Unicode Emoji 11.0 characters now ready for adoption!
Philippe Verdy via Unicode
unicode at unicode.org
Wed Mar 7 15:12:41 CST 2018
So most of the growth in Han characters is caused by people inventing and
registering new sinograms for their own names, using the basic principles
of combining a phonogram and a distinctive semantic character.
It's like if we were encoding in the UCS the personal handwritten
signatures with our own choice.
Are these worth encoding ? Why can't we just encode most of them as a
sequence (phonogram, ideogram, and combining layout character) i.e. mostly
what IDS provide, except that they are descriptive but suited for the same
Why can't those IDS be rendered as ligatures and then have those
"characters" being in fact ligatured IDS strings ?

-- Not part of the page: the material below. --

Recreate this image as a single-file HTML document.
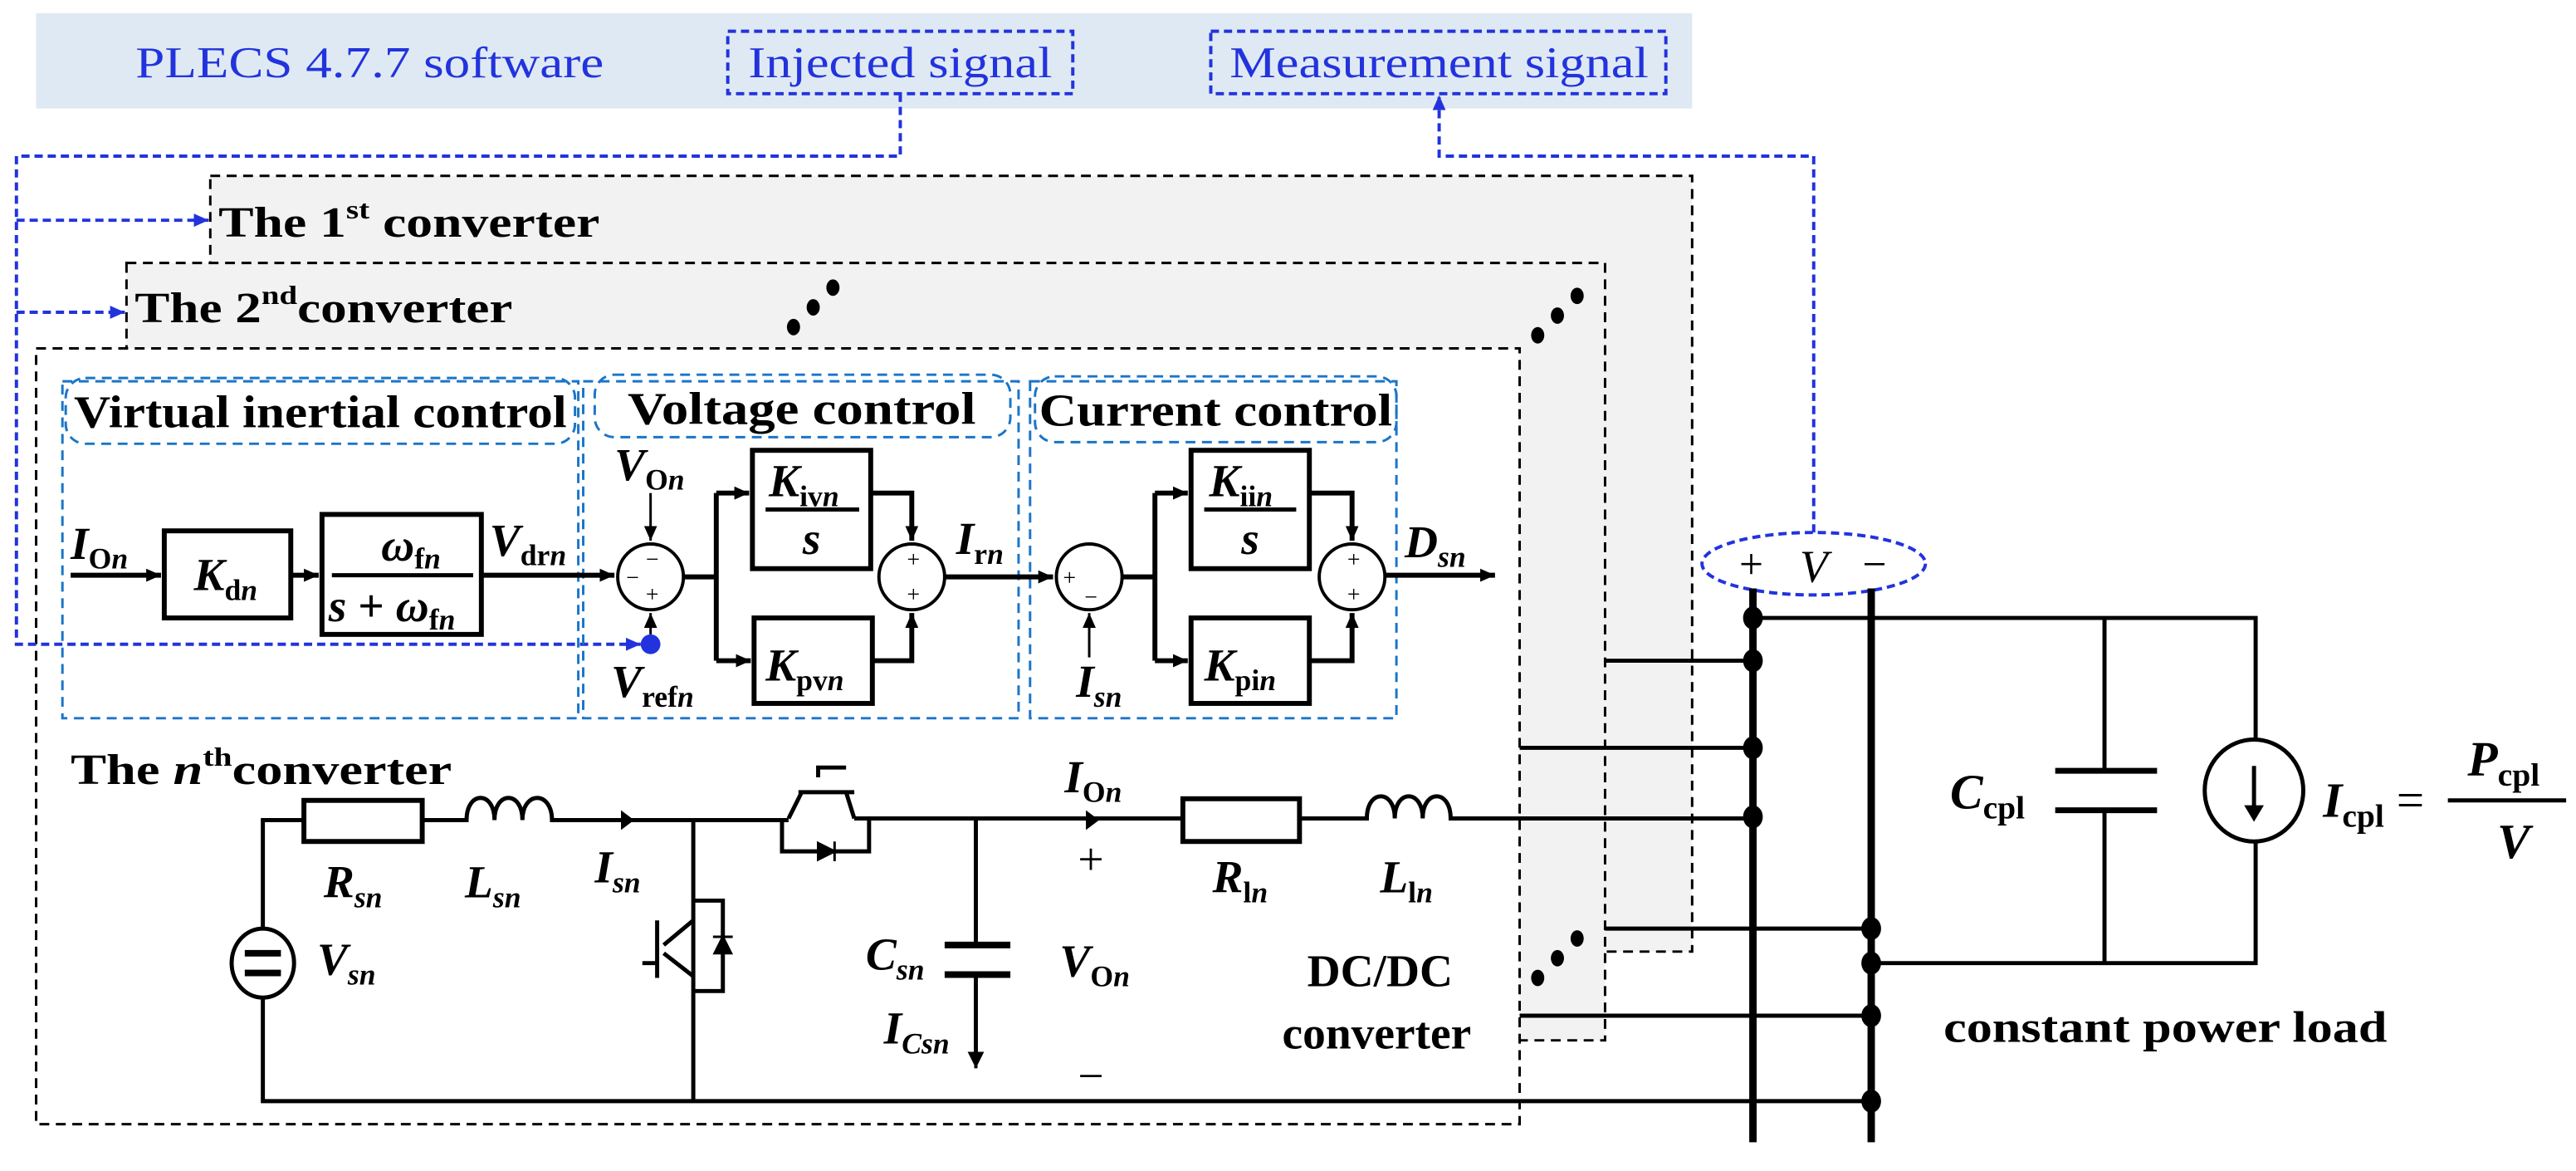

Shouldn't the IRG better work on providing a disctionary of IDS strings
needed for people names, then allowing font providers in China to render
them as ligatures (the "representative glyph" of these ligatures would be
the official Chinese personal record for such use, and it would be enough
for the chinese administration).
After all this is what we are already doing by encoding in Unicode various
emoji sequences (then rendered as ligatures in a much more fuzzy way !)...
Shouldn't we create a variant of IDS, using combining joiners between Han
base glyphs (then possibly augmented by variant selectors if there are
significant differences on the simplification of rendered strokes for each
component) ? What is really limiting us to do that ?
2018-03-07 21:26 GMT+01:00 Richard Wordingham via Unicode <
unicode at unicode.org>:
> On Mon, 05 Mar 2018 23:42:15 +0800
> via Unicode <unicode at unicode.org> wrote:
> > In most cases the answer to the above may well be the same, the
> > unencoded names of people and places are not new names,
> How many new characters are being devised per year?